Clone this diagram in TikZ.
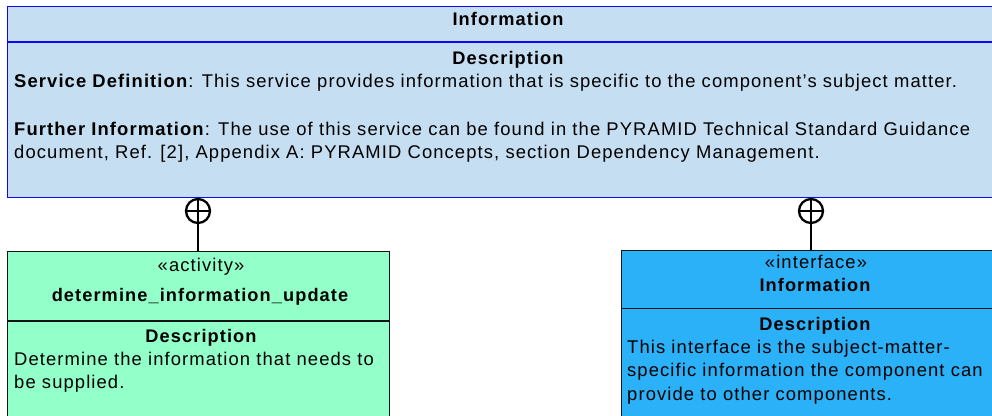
\documentclass[tikz,border=0pt]{standalone}
\usepackage{fontspec}
\setmainfont[LetterSpace=6]{Liberation Sans}
\definecolor{svcfill}{RGB}{197,222,241}
\definecolor{svcline}{RGB}{10,10,245}
\definecolor{actfill}{RGB}{147,255,201}
\definecolor{ifcfill}{RGB}{43,177,248}
\definecolor{edge}{RGB}{20,20,20}
\begin{document}
\begin{tikzpicture}[x=1pt,y=-1pt,
  txt/.style={inner sep=0pt, font=\fontsize{18.4}{22}\selectfont},
  ln/.style={txt, anchor=base west},
  hd/.style={txt, anchor=base, font=\fontsize{18.2}{22}\selectfont\bfseries},
  st/.style={txt, anchor=base},
  lolli/.style={circle, draw=black, line width=2.3pt, minimum size=24pt, inner sep=0pt,
    path picture={\draw[line width=2.3pt]
      (path picture bounding box.north) -- (path picture bounding box.south)
      (path picture bounding box.west) -- (path picture bounding box.east);}},
  stem/.style={draw=black, line width=2.3pt}]
\useasboundingbox (0,0) rectangle (992,415);
\clip (0,0) rectangle (992,415);

% service block
\node[draw=svcline, fill=svcfill, line width=1.3pt, anchor=north west,
  minimum width=1003pt, minimum height=191pt, inner sep=0pt] (svc) at (7,6) {};
\draw[svcline, line width=1.3pt] (7,42) -- (1010,42);
\node[hd] (svcname) at (508,25) {Information};
\node[hd] (svcdesc) at (508,64) {Description};
\node[ln] (svcl1) at (14,87) {\textbf{Service Definition}: This service provides information that is specific to the component’s subject matter.};
\node[ln] (svcl2) at (14,135) {\textbf{Further Information}: The use of this service can be found in the PYRAMID Technical Standard Guidance};
\node[ln] (svcl3) at (14,158.5) {document, Ref. [2], Appendix A: PYRAMID Concepts, section Dependency Management.};

% activity block
\node[draw=edge, fill=actfill, line width=1.3pt, anchor=north west,
  minimum width=382pt, minimum height=180pt, inner sep=0pt] (act) at (7,251) {};
\draw[edge, line width=1.3pt] (7,321) -- (389,321);
\node[st] (actst) at (201,271.5) {«activity»};
\node[hd] (actname) at (200,301.5) {determine\_information\_update};
\node[hd] (actdesc) at (201,342.5) {Description};
\node[ln] (actl1) at (14,365) {Determine the information that needs to};
\node[ln] (actl2) at (14,388) {be supplied.};

% interface block
\node[draw=edge, fill=ifcfill, line width=1.3pt, anchor=north west,
  minimum width=389pt, minimum height=180pt, inner sep=0pt] (ifc) at (621,250) {};
\draw[edge, line width=1.3pt] (621,308.7) -- (1010,308.7);
\node[st] (ifcst) at (816,268) {«interface»};
\node[hd] (ifcname) at (815,291.5) {Information};
\node[hd] (ifcdesc) at (815,330.5) {Description};
\node[ln] (ifcl1) at (627,353.3) {This interface is the subject-matter-};
\node[ln] (ifcl2) at (627,376.7) {specific information the component can};
\node[ln] (ifcl3) at (627,400) {provide to other components.};

% nesting connectors
\node[lolli] (lolA) at (198,211) {};
\node[lolli] (lolB) at (811,211) {};
\draw[stem] (lolA.south) -- (lolA |- act.north);
\draw[stem] (lolB.south) -- (lolB |- ifc.north);
\end{tikzpicture}
\end{document}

Objective: Copy out all the data exactly; skip the pictures.

Problem solution:
Clone this diagram in TikZ.
\documentclass[tikz,border=0pt]{standalone}
\usepackage{fontspec}
\setmainfont[LetterSpace=6]{Liberation Sans}
\definecolor{svcfill}{RGB}{197,222,241}
\definecolor{svcline}{RGB}{10,10,245}
\definecolor{actfill}{RGB}{147,255,201}
\definecolor{ifcfill}{RGB}{43,177,248}
\definecolor{edge}{RGB}{20,20,20}
\begin{document}
\begin{tikzpicture}[x=1pt,y=-1pt,
  txt/.style={inner sep=0pt, font=\fontsize{18.4}{22}\selectfont},
  ln/.style={txt, anchor=base west},
  hd/.style={txt, anchor=base, font=\fontsize{18.2}{22}\selectfont\bfseries},
  st/.style={txt, anchor=base},
  lolli/.style={circle, draw=black, line width=2.3pt, minimum size=24pt, inner sep=0pt,
    path picture={\draw[line width=2.3pt]
      (path picture bounding box.north) -- (path picture bounding box.south)
      (path picture bounding box.west) -- (path picture bounding box.east);}},
  stem/.style={draw=black, line width=2.3pt}]
\useasboundingbox (0,0) rectangle (992,415);
\clip (0,0) rectangle (992,415);

% service block
\node[draw=svcline, fill=svcfill, line width=1.3pt, anchor=north west,
  minimum width=1003pt, minimum height=191pt, inner sep=0pt] (svc) at (7,6) {};
\draw[svcline, line width=1.3pt] (7,42) -- (1010,42);
\node[hd] (svcname) at (508,25) {Information};
\node[hd] (svcdesc) at (508,64) {Description};
\node[ln] (svcl1) at (14,87) {\textbf{Service Definition}: This service provides information that is specific to the component’s subject matter.};
\node[ln] (svcl2) at (14,135) {\textbf{Further Information}: The use of this service can be found in the PYRAMID Technical Standard Guidance};
\node[ln] (svcl3) at (14,158.5) {document, Ref. [2], Appendix A: PYRAMID Concepts, section Dependency Management.};

% activity block
\node[draw=edge, fill=actfill, line width=1.3pt, anchor=north west,
  minimum width=382pt, minimum height=180pt, inner sep=0pt] (act) at (7,251) {};
\draw[edge, line width=1.3pt] (7,321) -- (389,321);
\node[st] (actst) at (201,271.5) {«activity»};
\node[hd] (actname) at (200,301.5) {determine\_information\_update};
\node[hd] (actdesc) at (201,342.5) {Description};
\node[ln] (actl1) at (14,365) {Determine the information that needs to};
\node[ln] (actl2) at (14,388) {be supplied.};

% interface block
\node[draw=edge, fill=ifcfill, line width=1.3pt, anchor=north west,
  minimum width=389pt, minimum height=180pt, inner sep=0pt] (ifc) at (621,250) {};
\draw[edge, line width=1.3pt] (621,308.7) -- (1010,308.7);
\node[st] (ifcst) at (816,268) {«interface»};
\node[hd] (ifcname) at (815,291.5) {Information};
\node[hd] (ifcdesc) at (815,330.5) {Description};
\node[ln] (ifcl1) at (627,353.3) {This interface is the subject-matter-};
\node[ln] (ifcl2) at (627,376.7) {specific information the component can};
\node[ln] (ifcl3) at (627,400) {provide to other components.};

% nesting connectors
\node[lolli] (lolA) at (198,211) {};
\node[lolli] (lolB) at (811,211) {};
\draw[stem] (lolA.south) -- (lolA |- act.north);
\draw[stem] (lolB.south) -- (lolB |- ifc.north);
\end{tikzpicture}
\end{document}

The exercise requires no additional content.